[lbo-talk] Conversation with Derrida

Shane Mage shmage at pipeline.com
Thu Nov 5 18:36:10 PST 2009


On Nov 5, 2009, at 6:56 PM, James Heartfield wrote:


> Shane writes that the founders 'made absolutely sure that neither
> the word nor the concept appear in their Constitution and
> Declaration. Even the Bill of Democratic Rights that they were
> forced to accept (in words only) includes no mention of democracy'
>
> Yes, but Marx says 'Democracy is the solution to the riddle of every
> constitution. In it we find the constitution founded on its true
> ground: real human beings and real people; not merely implicity and
> in essence, but in existence and in reality. The constitution is
> thus posited as the people's own creation. The constitution is in
> appearance what it is in reality: the free creation of man.'
> Critique of Hegel's Doctrine of the State, in the Penguin Early
> Writings collection, p 87
>
> In other words, just the act of making the constitution contains the
> germ of democracy.

Of course I agree.

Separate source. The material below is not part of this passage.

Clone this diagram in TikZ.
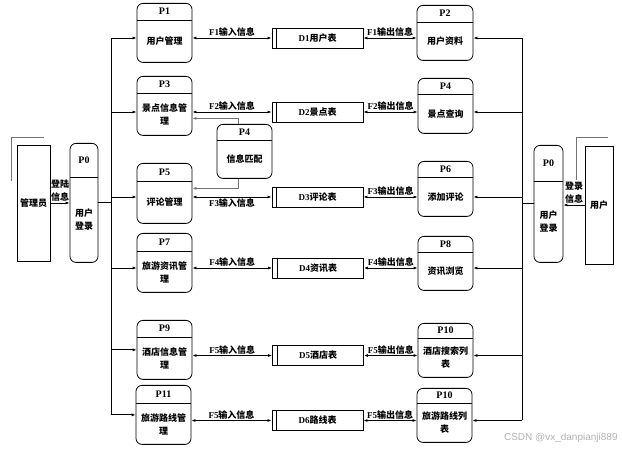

That is exactly why I called the "Bill of Rights" (first tern amendments) the "Bill of Democratic Rights." And why I argue that the proper legal interpretation of the Constitution is its *literal* interpretation.

Shane Mage


> This cosmos did none of gods or men make, but it
> always was and is and shall be: an everlasting fire,
> kindling in measures and going out in measures."